An IDE (Integrated Development Environment) is an application that attempts to make the development process more fluid for the developer by integrating, or blurring the distinction among, tools that can perhaps best be thought of as implementing stages of the development process. See also Wikipedia:Integrated_development_environment.
Contrast this with the all-but-lost Wikipedia:UNIX tradition of breaking things down into small, simple(?), purpose-built programs that can then be glued together by anything from pipes to shell scripts to awk to perl to... The UNIX tool tradition worked because in UNIX just about anything can be treated as a file, although it took Plan9 for this to really reach its logical conclusion. In today's world of object-oriented programming coupled with a strongly functional flavor, as epitomized by modern C++, e.g. Boost, Spirit, and Loki, it's not clear that such a reductionistic approach is desirable.

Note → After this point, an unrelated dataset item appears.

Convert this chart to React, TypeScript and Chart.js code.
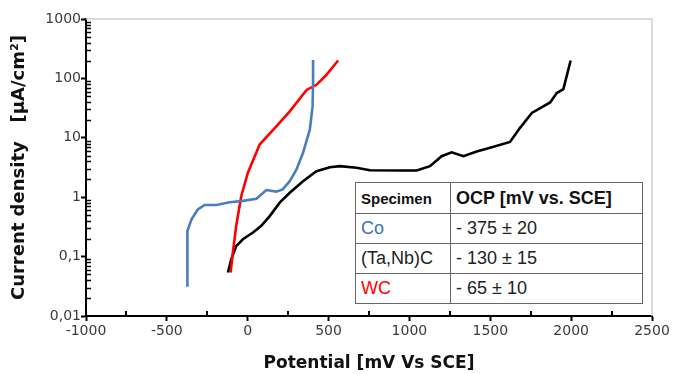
import React, { useEffect, useRef } from "react";
import { Chart, registerables } from "chart.js";

Chart.register(...registerables);

// Co (blue)
const coPotential = [-373, -373, -348, -309, -266, -194, -112, -40, 54, 84, 115, 177, 216, 260, 301, 342, 384, 401, 404, 404];
const coCurrent = [0.031, 0.27, 0.42, 0.62, 0.74, 0.74, 0.82, 0.86, 0.94, 1.11, 1.32, 1.24, 1.35, 1.86, 2.9, 5.6, 13.7, 33.8, 83, 205];

// WC (red)
const wcPotential = [-106, -92, -71, -40, 1, 74, 177, 260, 364, 425, 487, 559];
const wcCurrent = [0.054, 0.117, 0.33, 1.04, 2.58, 7.7, 15.6, 27.9, 64, 78, 115, 200];

// (Ta,Nb)C (black)
const tanbPotential = [-122, -102, -71, -30, 33, 84, 136, 198, 260, 342, 425, 508, 570, 673, 756, 942, 1045, 1127, 1199, 1261, 1334, 1416, 1499, 1622, 1684, 1757, 1870, 1911, 1952, 1997];
const tanbCurrent = [0.054, 0.09, 0.15, 0.196, 0.254, 0.33, 0.48, 0.81, 1.19, 1.86, 2.74, 3.2, 3.33, 3.13, 2.85, 2.82, 2.82, 3.33, 4.9, 5.7, 4.9, 5.9, 6.8, 8.5, 14.7, 26.2, 39.4, 56.7, 66, 200];

const yMajorTicks = [0.01, 0.1, 1, 10, 100, 1000];
const yTickLabels = ["0,01", "0,1", "1", "10", "100", "1000"];
const xMin = -1000;
const xMax = 2500;
const xStep = 500;

const tableHeader = ["Specimen", "OCP [mV vs. SCE]"];
const tableSpecimens = ["Co", "(Ta,Nb)C", "WC"];
const tableOCP = ["- 375 ± 20", "- 130 ± 15", "- 65 ± 10"];
const tableColors = ["#3f6fb5", "#222222", "#ff0000"];

const toPoints = (xs: number[], ys: number[]) => xs.map((x, i) => ({ x, y: ys[i] }));

const decorPlugin = {
  id: "decor",
  afterDatasetsDraw(chart: any) {
    const { ctx, chartArea, scales } = chart;
    const { left, right, top, bottom } = chartArea;
    ctx.save();
    ctx.strokeStyle = "#cfcfcf";
    ctx.lineWidth = 1.5;
    ctx.beginPath();
    ctx.moveTo(left, top);
    ctx.lineTo(right, top);
    ctx.lineTo(right, bottom);
    ctx.stroke();
    ctx.strokeStyle = "#000";
    ctx.lineWidth = 1.5;
    const y = scales.y;
    for (let d = -2; d < 3; d++) {
      for (let k = 2; k <= 9; k++) {
        const v = k * Math.pow(10, d);
        const py = Math.round(y.getPixelForValue(v)) + 0.5;
        ctx.beginPath();
        ctx.moveTo(left, py);
        ctx.lineTo(left + 5, py);
        ctx.stroke();
      }
    }
    const x = scales.x;
    ctx.lineWidth = 2;
    for (let v = xMin + xStep / 2; v < xMax; v += xStep) {
      const px = Math.round(x.getPixelForValue(v));
      ctx.beginPath();
      ctx.moveTo(px, bottom);
      ctx.lineTo(px, bottom - 5);
      ctx.stroke();
    }
    ctx.restore();
  },
};

export default function App() {
  const canvasRef = useRef<HTMLCanvasElement | null>(null);

  useEffect(() => {
    if (!canvasRef.current) return;
    const chart = new Chart(canvasRef.current, {
      type: "scatter",
      data: {
        datasets: [
          {
            label: "Co",
            data: toPoints(coPotential, coCurrent),
            showLine: true,
            borderColor: "#4a7ebb",
            borderWidth: 2.6,
            pointRadius: 0,
            tension: 0,
          },
          {
            label: "WC",
            data: toPoints(wcPotential, wcCurrent),
            showLine: true,
            borderColor: "#ff0000",
            borderWidth: 2.6,
            pointRadius: 0,
            tension: 0,
          },
          {
            label: "(Ta,Nb)C",
            data: toPoints(tanbPotential, tanbCurrent),
            showLine: true,
            borderColor: "#000000",
            borderWidth: 2.6,
            pointRadius: 0,
            tension: 0,
          },
        ],
      },
      options: {
        animation: false,
        responsive: false,
        maintainAspectRatio: false,
        layout: { padding: { left: 0, top: 19, right: 22, bottom: 0 } },
        plugins: {
          legend: { display: false },
          tooltip: { enabled: false },
        },
        scales: {
          x: {
            type: "linear",
            min: xMin,
            max: xMax,
            ticks: {
              stepSize: xStep,
              color: "#3a3a3a",
              font: { family: "DejaVu Sans", size: 14 },
              padding: 2,
              maxRotation: 0,
              callback: (value: any) => String(value),
            },
            grid: {
              drawOnChartArea: false,
              drawTicks: true,
              tickLength: 5,
              tickColor: "#000",
              tickWidth: 2,
            },
            border: { color: "#000", width: 2 },
            title: {
              display: true,
              text: "Potential [mV Vs SCE]",
              color: "#111",
              font: { family: "DejaVu Sans", size: 17, weight: "bold" },
              padding: { top: 7, bottom: 0 },
            },
            afterFit(scale: any) {
              scale.height = 58;
            },
          },
          y: {
            type: "logarithmic",
            min: 0.01,
            max: 1000,
            afterBuildTicks(scale: any) {
              scale.ticks = yMajorTicks.map((v) => ({ value: v }));
            },
            ticks: {
              color: "#3a3a3a",
              font: { family: "DejaVu Sans", size: 14 },
              padding: 0,
              callback: (value: any) => {
                const i = yMajorTicks.findIndex((t) => Math.abs(t - Number(value)) / t < 1e-6);
                return i >= 0 ? yTickLabels[i] : "";
              },
            },
            grid: {
              drawOnChartArea: false,
              drawTicks: true,
              tickLength: 5,
              tickColor: "#000",
              tickWidth: 2,
            },
            border: { color: "#000", width: 2 },
            title: {
              display: true,
              text: "Current density   [µA/cm²]",
              color: "#111",
              font: { family: "DejaVu Sans", size: 18, weight: "bold" },
              padding: { top: 9, bottom: 0 },
            },
            afterFit(scale: any) {
              scale.width = 86;
            },
          },
        },
      },
      plugins: [decorPlugin],
    });
    return () => chart.destroy();
  }, []);

  const cellBase: React.CSSProperties = {
    border: "1.5px solid #666",
    padding: "0 0 0 5px",
    fontFamily: "'Liberation Sans', Arial, sans-serif",
    textAlign: "left",
    verticalAlign: "middle",
    whiteSpace: "nowrap",
    overflow: "hidden",
  };

  return (
    <div style={{ position: "fixed", left: 0, top: 0, width: 674, height: 374, background: "#fff" }}>
      <canvas ref={canvasRef} width={674} height={374} style={{ display: "block" }} />
      <table
        style={{
          position: "absolute",
          left: 355,
          top: 182,
          width: 287,
          height: 121,
          borderCollapse: "collapse",
          background: "#fff",
          tableLayout: "fixed",
        }}
      >
        <colgroup>
          <col style={{ width: 95 }} />
          <col style={{ width: 192 }} />
        </colgroup>
        <tbody>
          <tr style={{ height: 31 }}>
            <td style={{ ...cellBase, fontWeight: "bold", fontSize: 15, color: "#111" }}>{tableHeader[0]}</td>
            <td style={{ ...cellBase, fontWeight: "bold", fontSize: 18, color: "#111" }}>{tableHeader[1]}</td>
          </tr>
          {tableSpecimens.map((s, i) => (
            <tr key={s} style={{ height: 30 }}>
              <td style={{ ...cellBase, fontSize: 18, color: tableColors[i] }}>{s}</td>
              <td style={{ ...cellBase, fontSize: 18, color: "#222" }}>{tableOCP[i]}</td>
            </tr>
          ))}
        </tbody>
      </table>
    </div>
  );
}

It's perhaps better to craft a flexible central repository for development artifacts (source code, intermediate representations, object code, debugging information, documentation, non-code assets such as images and sound...) and to provide multiple "views" for manipulating these objects in ways that recognize their interrelationships (editing source code invalidates object code and debugging information, for example).
An IDE is an attempt to build such a system. In effect, using an IDE represents a commitment to two things: a style of development – editing, building, debugging – supported by the IDE, and a delivery context – what you can deliver is dependent upon what the IDE can produce. It's not unreasonable to think of UnrealEd as an IDE for developing code and content for Unreal-Technology-based games.